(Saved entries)
• • • • • • •
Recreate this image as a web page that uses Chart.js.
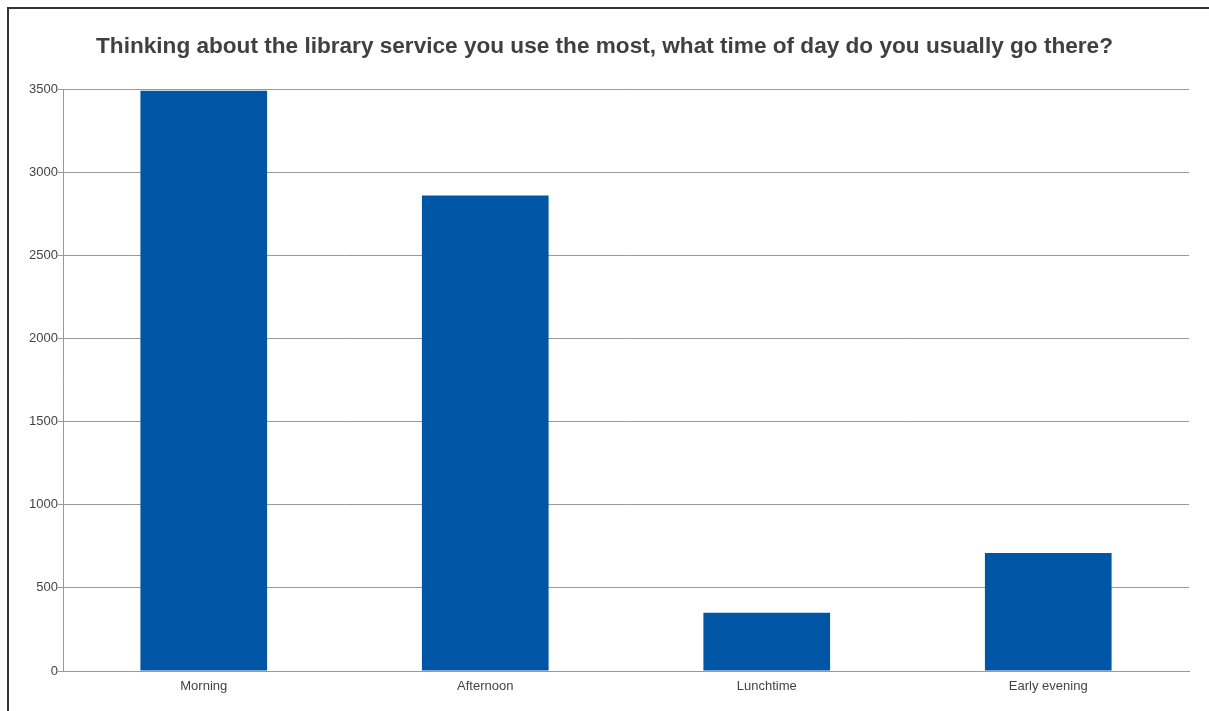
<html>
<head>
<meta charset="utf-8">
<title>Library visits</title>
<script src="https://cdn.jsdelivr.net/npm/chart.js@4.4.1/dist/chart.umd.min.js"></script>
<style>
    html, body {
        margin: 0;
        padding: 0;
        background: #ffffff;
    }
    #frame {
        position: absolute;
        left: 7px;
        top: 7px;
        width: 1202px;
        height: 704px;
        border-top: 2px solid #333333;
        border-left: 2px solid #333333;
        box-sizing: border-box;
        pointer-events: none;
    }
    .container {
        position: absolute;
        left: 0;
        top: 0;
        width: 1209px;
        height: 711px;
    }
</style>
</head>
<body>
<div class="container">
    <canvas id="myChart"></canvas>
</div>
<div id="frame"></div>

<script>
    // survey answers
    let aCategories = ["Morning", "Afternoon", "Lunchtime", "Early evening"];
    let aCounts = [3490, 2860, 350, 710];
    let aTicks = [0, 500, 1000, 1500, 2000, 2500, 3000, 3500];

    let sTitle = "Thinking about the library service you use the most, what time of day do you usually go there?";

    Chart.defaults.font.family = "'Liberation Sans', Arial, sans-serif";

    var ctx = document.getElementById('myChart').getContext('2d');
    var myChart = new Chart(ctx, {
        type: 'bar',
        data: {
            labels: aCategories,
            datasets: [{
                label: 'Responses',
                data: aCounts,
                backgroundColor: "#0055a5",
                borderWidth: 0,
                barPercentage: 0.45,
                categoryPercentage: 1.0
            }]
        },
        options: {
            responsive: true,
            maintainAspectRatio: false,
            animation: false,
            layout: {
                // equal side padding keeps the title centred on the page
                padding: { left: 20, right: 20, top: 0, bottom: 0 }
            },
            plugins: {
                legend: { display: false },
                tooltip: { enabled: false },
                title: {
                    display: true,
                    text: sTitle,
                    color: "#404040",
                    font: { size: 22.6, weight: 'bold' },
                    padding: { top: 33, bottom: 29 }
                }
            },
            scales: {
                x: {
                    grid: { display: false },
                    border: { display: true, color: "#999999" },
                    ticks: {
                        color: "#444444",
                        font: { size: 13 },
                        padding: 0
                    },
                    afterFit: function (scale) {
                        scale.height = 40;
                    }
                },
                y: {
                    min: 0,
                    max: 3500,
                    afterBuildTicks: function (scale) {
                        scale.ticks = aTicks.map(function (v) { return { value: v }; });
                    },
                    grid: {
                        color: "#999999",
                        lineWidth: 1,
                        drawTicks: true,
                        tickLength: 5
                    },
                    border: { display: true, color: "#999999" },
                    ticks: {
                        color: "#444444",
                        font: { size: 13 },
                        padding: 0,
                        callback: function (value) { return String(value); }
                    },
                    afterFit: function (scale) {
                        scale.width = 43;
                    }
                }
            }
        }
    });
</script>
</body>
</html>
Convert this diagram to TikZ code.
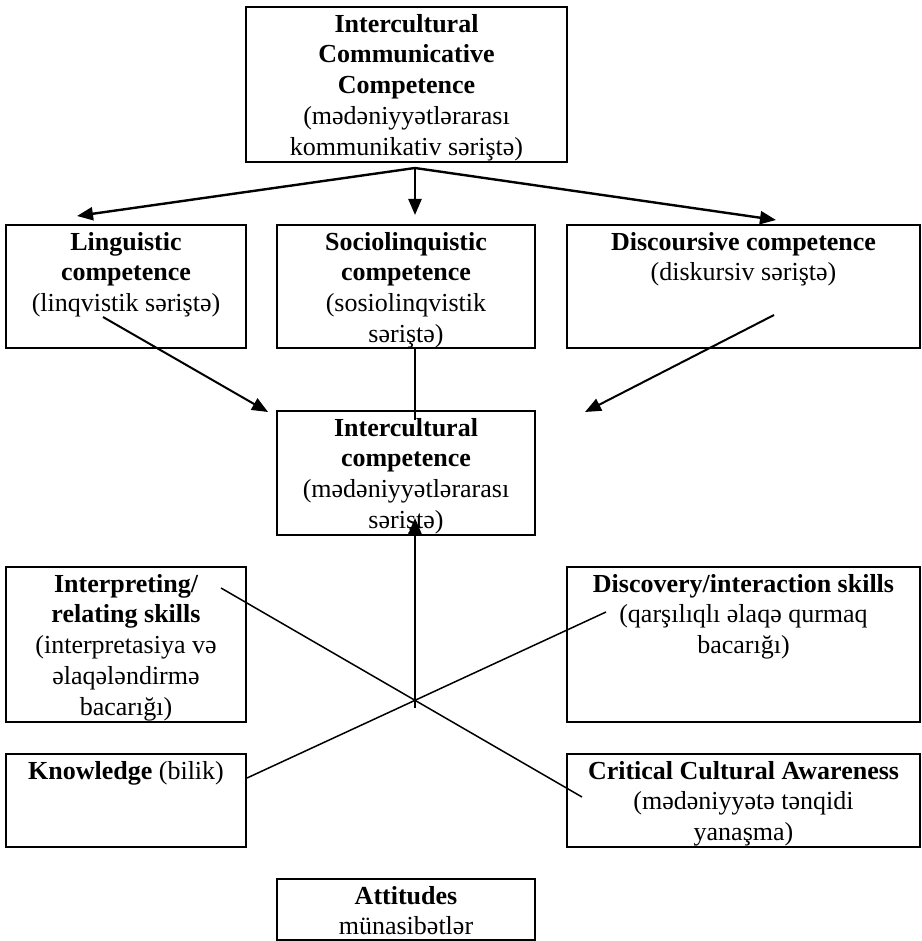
• • • • • • •
▶ [Problem to solve]:
Every record gets retyped exactly; no picture goes into the copy.

▶ [Exercise answer]:
Recreate this image as a web page that uses Chart.js.
<html>
<head>
<meta charset="utf-8">
<title>Library visits</title>
<script src="https://cdn.jsdelivr.net/npm/chart.js@4.4.1/dist/chart.umd.min.js"></script>
<style>
    html, body {
        margin: 0;
        padding: 0;
        background: #ffffff;
    }
    #frame {
        position: absolute;
        left: 7px;
        top: 7px;
        width: 1202px;
        height: 704px;
        border-top: 2px solid #333333;
        border-left: 2px solid #333333;
        box-sizing: border-box;
        pointer-events: none;
    }
    .container {
        position: absolute;
        left: 0;
        top: 0;
        width: 1209px;
        height: 711px;
    }
</style>
</head>
<body>
<div class="container">
    <canvas id="myChart"></canvas>
</div>
<div id="frame"></div>

<script>
    // survey answers
    let aCategories = ["Morning", "Afternoon", "Lunchtime", "Early evening"];
    let aCounts = [3490, 2860, 350, 710];
    let aTicks = [0, 500, 1000, 1500, 2000, 2500, 3000, 3500];

    let sTitle = "Thinking about the library service you use the most, what time of day do you usually go there?";

    Chart.defaults.font.family = "'Liberation Sans', Arial, sans-serif";

    var ctx = document.getElementById('myChart').getContext('2d');
    var myChart = new Chart(ctx, {
        type: 'bar',
        data: {
            labels: aCategories,
            datasets: [{
                label: 'Responses',
                data: aCounts,
                backgroundColor: "#0055a5",
                borderWidth: 0,
                barPercentage: 0.45,
                categoryPercentage: 1.0
            }]
        },
        options: {
            responsive: true,
            maintainAspectRatio: false,
            animation: false,
            layout: {
                // equal side padding keeps the title centred on the page
                padding: { left: 20, right: 20, top: 0, bottom: 0 }
            },
            plugins: {
                legend: { display: false },
                tooltip: { enabled: false },
                title: {
                    display: true,
                    text: sTitle,
                    color: "#404040",
                    font: { size: 22.6, weight: 'bold' },
                    padding: { top: 33, bottom: 29 }
                }
            },
            scales: {
                x: {
                    grid: { display: false },
                    border: { display: true, color: "#999999" },
                    ticks: {
                        color: "#444444",
                        font: { size: 13 },
                        padding: 0
                    },
                    afterFit: function (scale) {
                        scale.height = 40;
                    }
                },
                y: {
                    min: 0,
                    max: 3500,
                    afterBuildTicks: function (scale) {
                        scale.ticks = aTicks.map(function (v) { return { value: v }; });
                    },
                    grid: {
                        color: "#999999",
                        lineWidth: 1,
                        drawTicks: true,
                        tickLength: 5
                    },
                    border: { display: true, color: "#999999" },
                    ticks: {
                        color: "#444444",
                        font: { size: 13 },
                        padding: 0,
                        callback: function (value) { return String(value); }
                    },
                    afterFit: function (scale) {
                        scale.width = 43;
                    }
                }
            }
        }
    });
</script>
</body>
</html>
Convert this diagram to TikZ code.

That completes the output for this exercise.